Obamacare, which is built on a model developed by the conservative Heritage Foundation, was designed as a compromise between free market advocates and those who would have preferred a single payer system like the Canadian system. It allows consumers to purchase healthcare insurance in the health insurance market. That was not enough of a compromise for most Republicans. The government provided subsidies that enable low income citizens to purchase insurance policies and the government played a role in defining the benefits available on the market. In order for any insurance market to work it was also necessary for the government to provide insurance companies with a risk pool of potential consumers that included healthy individuals who might otherwise not purchase insurance. Without government mandates insurance companies would be forced to charge premiums that reflected the high costs of insuring a pool of high risk consumers.
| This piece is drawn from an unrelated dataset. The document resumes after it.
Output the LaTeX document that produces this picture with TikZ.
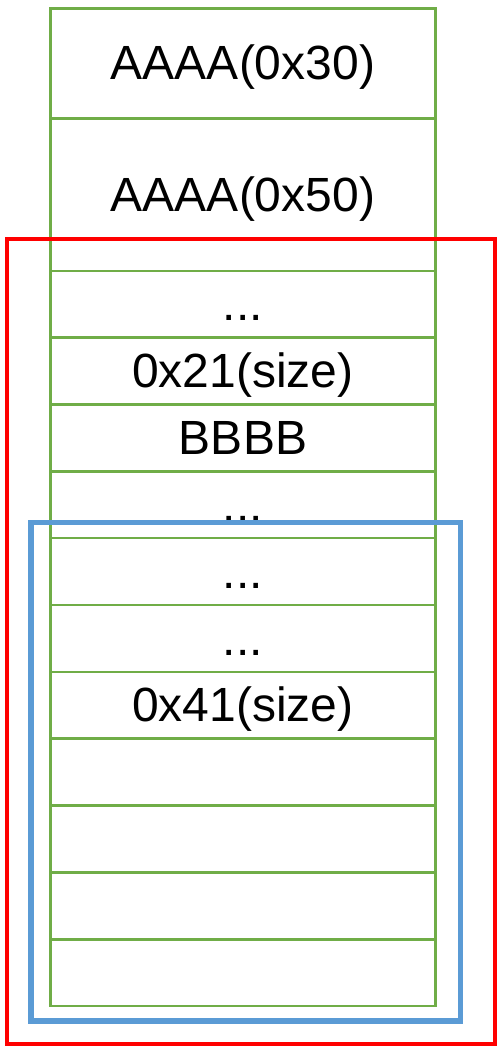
\documentclass[tikz,border=0pt]{standalone}
\usepackage{fontspec}
\setmainfont{Liberation Sans}
\definecolor{cellgreen}{HTML}{70AD47}
\definecolor{chunkblue}{HTML}{5B9BD5}
\definecolor{chunkred}{HTML}{FF0000}
\begin{document}
\begin{tikzpicture}[x=1pt,y=-1pt,
  cell/.style={draw=cellgreen, line width=2.5pt, rectangle, anchor=north,
    minimum width=385.4pt, inner sep=0pt, outer sep=0pt,
    font=\fontsize{48}{48}\selectfont, text height=43.4pt, text depth=10.2pt},
  chunk/.style={rectangle, anchor=north west, inner sep=0pt, outer sep=0pt}]
\useasboundingbox (0,0) rectangle (497,1047);
% memory cells, top to bottom
\node[cell, minimum height=110pt]   (r1)  at (243,8.3)   {AAAA(0x30)};
\node[cell, minimum height=152.7pt] (r2)  at (243,118.3) {AAAA(0x50)};
\node[cell, minimum height=66.7pt]  (r3)  at (243,271)   {...};
\node[cell, minimum height=66.7pt]  (r4)  at (243,338)   {0x21(size)};
\node[cell, minimum height=66.6pt]  (r5)  at (243,404.7) {BBBB};
\node[cell, minimum height=66.7pt]  (r6)  at (243,471.3) {...};
\node[cell, minimum height=67pt]    (r7)  at (243,538)   {...};
\node[cell, minimum height=67pt]    (r8)  at (243,605)   {...};
\node[cell, minimum height=66.7pt]  (r9)  at (243,672)   {0x41(size)};
\node[cell, minimum height=66.6pt]  (r10) at (243,738.7) {};
\node[cell, minimum height=67pt]    (r11) at (243,805.3) {};
\node[cell, minimum height=67pt]    (r12) at (243,872.3) {};
\node[cell, minimum height=66.7pt]  (r13) at (243,939.3) {};
% outer (red) and inner (blue) chunk frames
\node[chunk, draw=chunkred, line width=4pt,
  minimum width=488.5pt, minimum height=805pt] (outerchunk) at (6.5,239) {};
\node[chunk, draw=chunkblue, line width=5.5pt,
  minimum width=429.5pt, minimum height=498.9pt] (innerchunk) at (31,522.3) {};
\end{tikzpicture}
\end{document}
Not too long ago, Donald Trump argued that the Canadian system provided a good model for a universal coverage system that was efficient and less costly:
“I’m a conservative on most issues but a liberal on this one. We should not hear so many stories of families ruined by healthcare expenses. . . . We must have universal healthcare. . . . The Canadian plan . . . helps Canadians live longer and healthier than Americans. There are fewer medical lawsuits, less loss of labor to sickness, and lower costs to companies paying for the medical care of their employees. . . . We need, as a nation, to reexamine the single-payer plan, as many individual states are doing.”
We all know what happened to Trump's good idea. He ended up with a plan cobbled together by Paul Ryan that he could not sell to Republicans were even more conservative than Paul Ryan. Trump would have been able to sell the Canadian plan to Democrats but not to Republicans who cater to the interests of the insurance industry and to a free market system of healthcare insurers.